TensorPlane leverages the Rust (usrbio crate) and C++ for lock-free Submission/Completion Queues (SQ/CQ). By bypassing the kernel via SPDK and utilizing eBPF XRP hooks, the system achieves near-theoretical hardware performance.
Targeting the RISC-V "Snitch" pseudo dual-issue processor, the foundry utilizes Stream Semantic Registers (SSR) to elide load/store instructions.

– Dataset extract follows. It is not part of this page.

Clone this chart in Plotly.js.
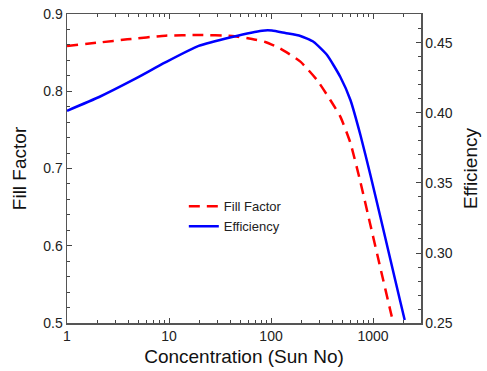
<!DOCTYPE html>
<html>
<head>
<meta charset="utf-8">
<script src="https://cdn.plot.ly/plotly-3.0.1.min.js"></script>
<style>html,body{margin:0;padding:0;background:#fff;}#chart{width:487px;height:371px;}</style>
</head>
<body>
<div id="chart"></div>
<script>
// Fill Factor (left axis)
const ffConc = [1, 2.07, 3.9, 9.2, 19.5, 41.5, 65.1, 87.9, 123, 194, 282, 381, 478, 600, 752, 942, 1180, 1479, 1546];
const ffVals = [0.8586, 0.8631, 0.8672, 0.8719, 0.8728, 0.8715, 0.8676, 0.8638, 0.8553, 0.8383, 0.8146, 0.7887, 0.7671, 0.7330, 0.6825, 0.6269, 0.5712, 0.5159, 0.5052];
// Efficiency (right axis)
const effConc = [1, 2.09, 4.44, 9.2, 19.5, 41.5, 81.6, 102, 138, 194, 262, 354, 478, 600, 752, 942, 1180, 1479, 1854, 2042];
const effVals = [0.4016, 0.4116, 0.4236, 0.4361, 0.4479, 0.4543, 0.4588, 0.4589, 0.4571, 0.4550, 0.4507, 0.4414, 0.4257, 0.4093, 0.3843, 0.3557, 0.3257, 0.2954, 0.2650, 0.2521];
// Tick values
const xTickVals = [1, 10, 100, 1000];
const xTickText = ['1', '10', '100', '1000'];
const xMinorTicks = [2, 3, 4, 5, 6, 7, 8, 9, 20, 30, 40, 50, 60, 70, 80, 90, 200, 300, 400, 500, 600, 700, 800, 900, 2000];
const ffMinorTicks = [0.52, 0.54, 0.56, 0.58, 0.62, 0.64, 0.66, 0.68, 0.72, 0.74, 0.76, 0.78, 0.82, 0.84, 0.86, 0.88];
const effMinorTicks = [0.26, 0.27, 0.28, 0.29, 0.31, 0.32, 0.33, 0.34, 0.36, 0.37, 0.38, 0.39, 0.41, 0.42, 0.43, 0.44, 0.46];

const font = 'Liberation Sans, Arial, sans-serif';
const axisCol = '#555';
const tickCol = '#444';
const hidden = {type: 'scatter', mode: 'markers', x: [1], y: [0.5], marker: {opacity: 0}, showlegend: false, hoverinfo: 'skip'};
const traces = [
  {x: ffConc, y: ffVals, name: 'Fill Factor', type: 'scatter', mode: 'lines', yaxis: 'y',
   line: {color: '#ff0000', width: 2.5, dash: '11px,7px', shape: 'spline', smoothing: 0.5}},
  {x: effConc, y: effVals, name: 'Efficiency', type: 'scatter', mode: 'lines', yaxis: 'y2',
   line: {color: '#0000ff', width: 2.5, shape: 'spline', smoothing: 0.5}},
  Object.assign({}, hidden, {xaxis: 'x2', yaxis: 'y'}),
  Object.assign({}, hidden, {xaxis: 'x', yaxis: 'y3'}),
  Object.assign({}, hidden, {xaxis: 'x', yaxis: 'y4', y: [0.3]})
];
const minorAxis = {ticks: 'inside', ticklen: 3, tickwidth: 1, tickcolor: tickCol, tickmode: 'array',
  showticklabels: false, showline: false, showgrid: false, zeroline: false};
const majorTicks = {ticks: 'inside', ticklen: 5, tickwidth: 1, tickcolor: tickCol};
const layout = {
  width: 487, height: 371,
  margin: {l: 67, r: 66, t: 14, b: 48},
  paper_bgcolor: '#fff', plot_bgcolor: '#fff',
  font: {family: font, size: 14, color: '#222'},
  showlegend: true,
  legend: {x: 0.33, y: 0.426, xanchor: 'left', yanchor: 'top', bgcolor: 'rgba(0,0,0,0)',
    font: {family: font, size: 13, color: '#222'}, itemwidth: 30, tracegroupgap: 0},
  xaxis: Object.assign({}, majorTicks, {type: 'log', range: [0, 3.47], tickmode: 'array', tickvals: xTickVals, ticktext: xTickText,
    showline: true, linecolor: axisCol, linewidth: 1.5, mirror: 'ticks',
    showgrid: false, zeroline: false,
    tickfont: {size: 14, color: '#222'},
    title: {text: 'Concentration (Sun No)', font: {size: 19, color: '#111'}, standoff: 6}}),
  xaxis2: Object.assign({}, minorAxis, {type: 'log', range: [0, 3.47], overlaying: 'x', anchor: 'y',
    tickvals: xMinorTicks, mirror: 'ticks'}),
  yaxis: Object.assign({}, majorTicks, {range: [0.5, 0.9], dtick: 0.1, tickformat: '.1f',
    showline: true, linecolor: axisCol, linewidth: 1.5,
    showgrid: false, zeroline: false,
    tickfont: {size: 14, color: '#222'},
    title: {text: 'Fill Factor', font: {size: 19, color: '#111'}, standoff: 11}}),
  yaxis2: Object.assign({}, majorTicks, {overlaying: 'y', side: 'right', anchor: 'x', range: [0.25, 0.4707], dtick: 0.05, tickformat: '.2f',
    showline: true, linecolor: axisCol, linewidth: 1.5,
    showgrid: false, zeroline: false,
    tickfont: {size: 14, color: '#222'},
    title: {text: 'Efficiency', font: {size: 19, color: '#111'}, standoff: 12}}),
  yaxis3: Object.assign({}, minorAxis, {overlaying: 'y', side: 'left', anchor: 'x', range: [0.5, 0.9],
    tickvals: ffMinorTicks}),
  yaxis4: Object.assign({}, minorAxis, {overlaying: 'y', side: 'right', anchor: 'x', range: [0.25, 0.4707],
    tickvals: effMinorTicks})
};
Plotly.newPlot('chart', traces, layout, {displayModeBar: false, staticPlot: true});
</script>
</body>
</html>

Performance is further tuned via the Zawrs (Wait-on-Reservation-Set) and Zihintntl (Non-Temporal Locality) extensions for energy-efficient polling.
A distributed FaaS (Serverless Lambda) deployment of MCP servers managed by Go, providing a scalable gateway for agentic orchestration.
The /provision/ directory ensures the Foundry is fully reproducible across hyperscale environments:
/provision/
├── ai_common/ # Foundational GPU dependencies (CUDA 12.x / ROCm 7).
├── ai_inference/ # vLLM/SGLang engines with PagedAttention.
├── ai_training/ # Distributed Ray clusters for multi-node LLM training.
├── dev_control/ # Go toolchain and eBPF kernel headers for observability.
└── dev_data/ # AWS Graviton (ARM64) setup with 2MB hugepages and LSE atomics.
TensorPlane incorporates paradigms from: * DeepSeek 3FS: For RDMA and zero-copy NVMe separation logic. * Intel DAOS: For transparent POSIX interception models. * MemPool/Snitch: For RISC-V tightly-coupled memory and SSR architectures.